*Exercise directions*: Write each line of the material exactly as given, from the top through the line that contains "PT = DPI / 72.0", and omit all pictures.

______

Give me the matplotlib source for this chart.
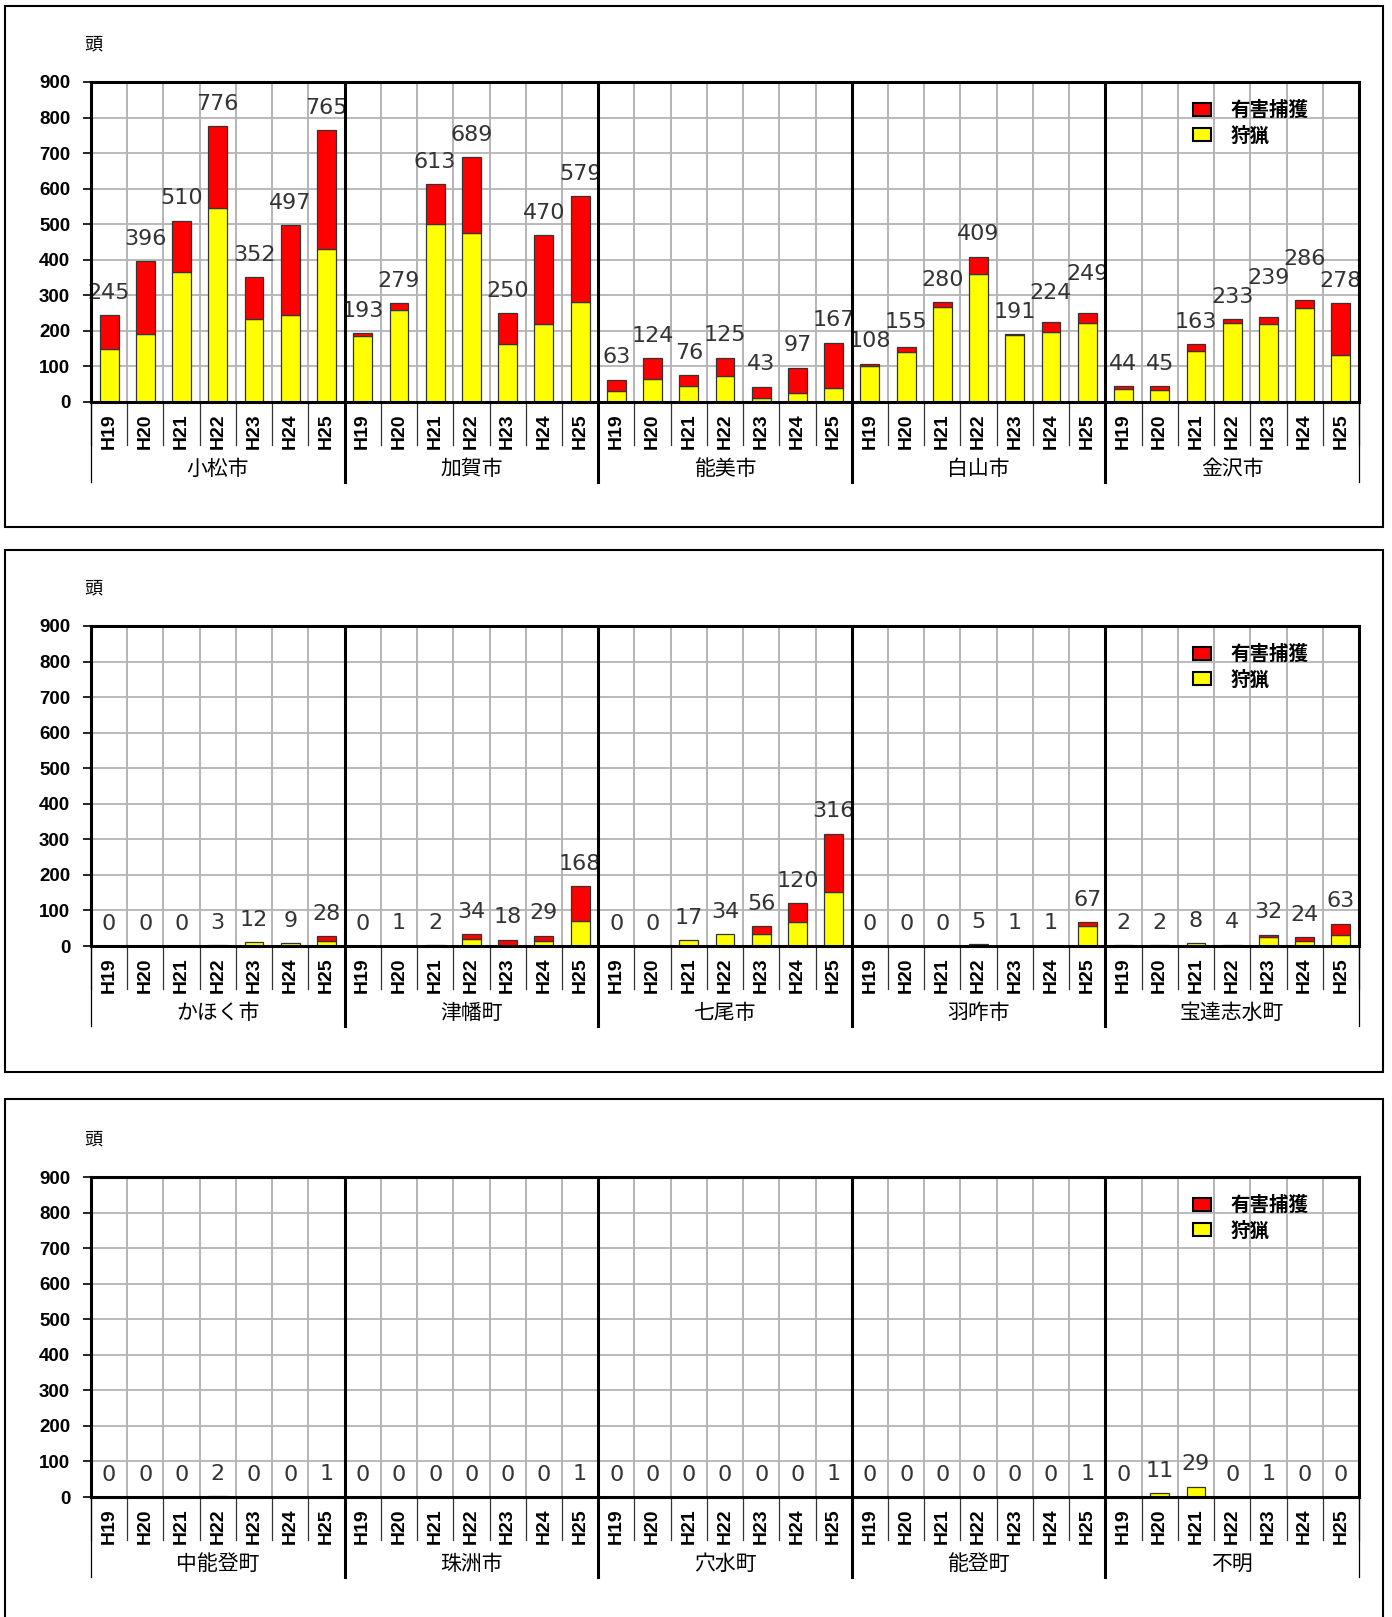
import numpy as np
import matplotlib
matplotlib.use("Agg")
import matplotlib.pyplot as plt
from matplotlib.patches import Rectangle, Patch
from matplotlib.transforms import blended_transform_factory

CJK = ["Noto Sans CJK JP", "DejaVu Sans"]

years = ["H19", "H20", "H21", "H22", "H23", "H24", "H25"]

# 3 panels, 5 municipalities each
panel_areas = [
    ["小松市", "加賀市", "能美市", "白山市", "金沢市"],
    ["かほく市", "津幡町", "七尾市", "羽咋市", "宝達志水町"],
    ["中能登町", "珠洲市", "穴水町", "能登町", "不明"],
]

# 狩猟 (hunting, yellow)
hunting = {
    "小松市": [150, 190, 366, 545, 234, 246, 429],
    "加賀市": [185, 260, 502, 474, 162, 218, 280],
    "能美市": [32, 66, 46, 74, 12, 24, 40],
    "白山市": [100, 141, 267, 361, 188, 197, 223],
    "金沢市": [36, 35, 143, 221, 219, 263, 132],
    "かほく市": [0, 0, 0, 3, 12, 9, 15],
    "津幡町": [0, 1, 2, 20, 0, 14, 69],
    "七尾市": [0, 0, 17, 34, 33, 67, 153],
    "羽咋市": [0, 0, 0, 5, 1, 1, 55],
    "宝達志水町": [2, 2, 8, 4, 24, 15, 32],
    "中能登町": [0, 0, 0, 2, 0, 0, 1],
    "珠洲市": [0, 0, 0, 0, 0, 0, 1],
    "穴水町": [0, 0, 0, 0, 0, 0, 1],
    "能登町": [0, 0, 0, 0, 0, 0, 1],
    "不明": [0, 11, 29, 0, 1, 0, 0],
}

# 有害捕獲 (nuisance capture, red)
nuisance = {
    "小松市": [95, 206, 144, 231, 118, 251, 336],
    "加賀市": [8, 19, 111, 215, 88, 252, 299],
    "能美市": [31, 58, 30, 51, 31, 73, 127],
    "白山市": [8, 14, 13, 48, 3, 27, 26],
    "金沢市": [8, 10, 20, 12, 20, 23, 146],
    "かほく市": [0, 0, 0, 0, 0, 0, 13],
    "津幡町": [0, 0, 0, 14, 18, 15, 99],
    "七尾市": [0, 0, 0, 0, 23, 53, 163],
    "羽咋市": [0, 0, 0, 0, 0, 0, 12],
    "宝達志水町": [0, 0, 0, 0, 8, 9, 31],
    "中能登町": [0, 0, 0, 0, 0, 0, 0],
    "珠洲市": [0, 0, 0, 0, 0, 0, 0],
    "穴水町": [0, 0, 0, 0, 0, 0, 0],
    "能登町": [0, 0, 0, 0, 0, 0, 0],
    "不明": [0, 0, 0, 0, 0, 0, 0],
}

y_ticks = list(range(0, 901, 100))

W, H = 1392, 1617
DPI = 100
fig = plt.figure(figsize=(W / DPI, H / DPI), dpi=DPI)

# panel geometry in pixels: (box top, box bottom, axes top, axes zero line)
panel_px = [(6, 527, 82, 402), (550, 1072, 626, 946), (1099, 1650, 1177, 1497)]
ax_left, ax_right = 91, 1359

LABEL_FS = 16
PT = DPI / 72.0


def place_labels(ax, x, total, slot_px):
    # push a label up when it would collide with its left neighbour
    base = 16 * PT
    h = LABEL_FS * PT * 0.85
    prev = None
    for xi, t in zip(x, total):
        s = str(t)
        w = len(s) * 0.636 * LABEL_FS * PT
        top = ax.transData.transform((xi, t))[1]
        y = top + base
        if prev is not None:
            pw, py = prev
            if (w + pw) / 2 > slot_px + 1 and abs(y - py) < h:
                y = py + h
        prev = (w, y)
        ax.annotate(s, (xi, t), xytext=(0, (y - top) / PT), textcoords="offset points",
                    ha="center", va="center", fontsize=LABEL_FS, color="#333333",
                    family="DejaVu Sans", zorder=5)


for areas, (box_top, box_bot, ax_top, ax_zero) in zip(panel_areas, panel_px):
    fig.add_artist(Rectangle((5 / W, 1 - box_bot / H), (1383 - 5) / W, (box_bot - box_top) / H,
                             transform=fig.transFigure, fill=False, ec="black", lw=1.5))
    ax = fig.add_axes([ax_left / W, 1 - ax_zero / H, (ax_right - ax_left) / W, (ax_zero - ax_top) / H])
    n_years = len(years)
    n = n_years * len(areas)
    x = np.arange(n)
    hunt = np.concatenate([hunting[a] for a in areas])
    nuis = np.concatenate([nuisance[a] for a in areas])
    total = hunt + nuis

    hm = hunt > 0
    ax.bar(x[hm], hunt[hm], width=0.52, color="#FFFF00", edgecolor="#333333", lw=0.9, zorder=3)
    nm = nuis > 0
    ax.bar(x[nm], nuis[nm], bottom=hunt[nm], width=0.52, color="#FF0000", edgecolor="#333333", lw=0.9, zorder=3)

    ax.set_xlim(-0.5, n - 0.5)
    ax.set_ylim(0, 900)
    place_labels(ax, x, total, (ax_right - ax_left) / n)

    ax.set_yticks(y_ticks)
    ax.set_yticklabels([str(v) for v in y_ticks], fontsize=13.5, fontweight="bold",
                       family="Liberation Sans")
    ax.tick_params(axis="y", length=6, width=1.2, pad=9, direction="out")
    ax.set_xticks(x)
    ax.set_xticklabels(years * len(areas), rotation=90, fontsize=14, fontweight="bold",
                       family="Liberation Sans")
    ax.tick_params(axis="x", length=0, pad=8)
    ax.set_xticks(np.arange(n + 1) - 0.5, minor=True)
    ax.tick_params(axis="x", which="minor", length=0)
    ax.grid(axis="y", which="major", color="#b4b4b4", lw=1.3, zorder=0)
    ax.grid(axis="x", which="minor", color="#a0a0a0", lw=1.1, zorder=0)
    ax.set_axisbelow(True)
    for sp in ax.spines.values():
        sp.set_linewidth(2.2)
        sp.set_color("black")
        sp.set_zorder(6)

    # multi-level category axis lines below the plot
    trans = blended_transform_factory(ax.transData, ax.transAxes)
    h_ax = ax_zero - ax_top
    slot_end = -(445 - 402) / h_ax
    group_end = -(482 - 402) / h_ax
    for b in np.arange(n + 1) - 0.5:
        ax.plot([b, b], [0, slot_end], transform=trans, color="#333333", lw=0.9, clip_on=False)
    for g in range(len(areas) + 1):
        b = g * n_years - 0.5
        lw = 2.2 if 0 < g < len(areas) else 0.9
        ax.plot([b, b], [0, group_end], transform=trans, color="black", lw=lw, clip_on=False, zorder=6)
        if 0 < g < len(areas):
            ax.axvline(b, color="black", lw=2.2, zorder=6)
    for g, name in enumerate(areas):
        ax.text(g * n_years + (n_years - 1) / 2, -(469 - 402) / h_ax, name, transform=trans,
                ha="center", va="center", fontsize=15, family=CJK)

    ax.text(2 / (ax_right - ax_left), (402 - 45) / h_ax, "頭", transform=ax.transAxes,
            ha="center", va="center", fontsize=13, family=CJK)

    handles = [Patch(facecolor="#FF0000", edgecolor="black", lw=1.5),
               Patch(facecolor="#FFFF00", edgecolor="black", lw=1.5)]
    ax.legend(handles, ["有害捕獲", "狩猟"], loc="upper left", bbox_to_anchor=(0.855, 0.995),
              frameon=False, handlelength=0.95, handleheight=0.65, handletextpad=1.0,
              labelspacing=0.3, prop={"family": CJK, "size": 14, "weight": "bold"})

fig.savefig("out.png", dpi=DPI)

______

*Problem solution*:
Give me the matplotlib source for this chart.
import numpy as np
import matplotlib
matplotlib.use("Agg")
import matplotlib.pyplot as plt
from matplotlib.patches import Rectangle, Patch
from matplotlib.transforms import blended_transform_factory

CJK = ["Noto Sans CJK JP", "DejaVu Sans"]

years = ["H19", "H20", "H21", "H22", "H23", "H24", "H25"]

# 3 panels, 5 municipalities each
panel_areas = [
    ["小松市", "加賀市", "能美市", "白山市", "金沢市"],
    ["かほく市", "津幡町", "七尾市", "羽咋市", "宝達志水町"],
    ["中能登町", "珠洲市", "穴水町", "能登町", "不明"],
]

# 狩猟 (hunting, yellow)
hunting = {
    "小松市": [150, 190, 366, 545, 234, 246, 429],
    "加賀市": [185, 260, 502, 474, 162, 218, 280],
    "能美市": [32, 66, 46, 74, 12, 24, 40],
    "白山市": [100, 141, 267, 361, 188, 197, 223],
    "金沢市": [36, 35, 143, 221, 219, 263, 132],
    "かほく市": [0, 0, 0, 3, 12, 9, 15],
    "津幡町": [0, 1, 2, 20, 0, 14, 69],
    "七尾市": [0, 0, 17, 34, 33, 67, 153],
    "羽咋市": [0, 0, 0, 5, 1, 1, 55],
    "宝達志水町": [2, 2, 8, 4, 24, 15, 32],
    "中能登町": [0, 0, 0, 2, 0, 0, 1],
    "珠洲市": [0, 0, 0, 0, 0, 0, 1],
    "穴水町": [0, 0, 0, 0, 0, 0, 1],
    "能登町": [0, 0, 0, 0, 0, 0, 1],
    "不明": [0, 11, 29, 0, 1, 0, 0],
}

# 有害捕獲 (nuisance capture, red)
nuisance = {
    "小松市": [95, 206, 144, 231, 118, 251, 336],
    "加賀市": [8, 19, 111, 215, 88, 252, 299],
    "能美市": [31, 58, 30, 51, 31, 73, 127],
    "白山市": [8, 14, 13, 48, 3, 27, 26],
    "金沢市": [8, 10, 20, 12, 20, 23, 146],
    "かほく市": [0, 0, 0, 0, 0, 0, 13],
    "津幡町": [0, 0, 0, 14, 18, 15, 99],
    "七尾市": [0, 0, 0, 0, 23, 53, 163],
    "羽咋市": [0, 0, 0, 0, 0, 0, 12],
    "宝達志水町": [0, 0, 0, 0, 8, 9, 31],
    "中能登町": [0, 0, 0, 0, 0, 0, 0],
    "珠洲市": [0, 0, 0, 0, 0, 0, 0],
    "穴水町": [0, 0, 0, 0, 0, 0, 0],
    "能登町": [0, 0, 0, 0, 0, 0, 0],
    "不明": [0, 0, 0, 0, 0, 0, 0],
}

y_ticks = list(range(0, 901, 100))

W, H = 1392, 1617
DPI = 100
fig = plt.figure(figsize=(W / DPI, H / DPI), dpi=DPI)

# panel geometry in pixels: (box top, box bottom, axes top, axes zero line)
panel_px = [(6, 527, 82, 402), (550, 1072, 626, 946), (1099, 1650, 1177, 1497)]
ax_left, ax_right = 91, 1359

LABEL_FS = 16
PT = DPI / 72.0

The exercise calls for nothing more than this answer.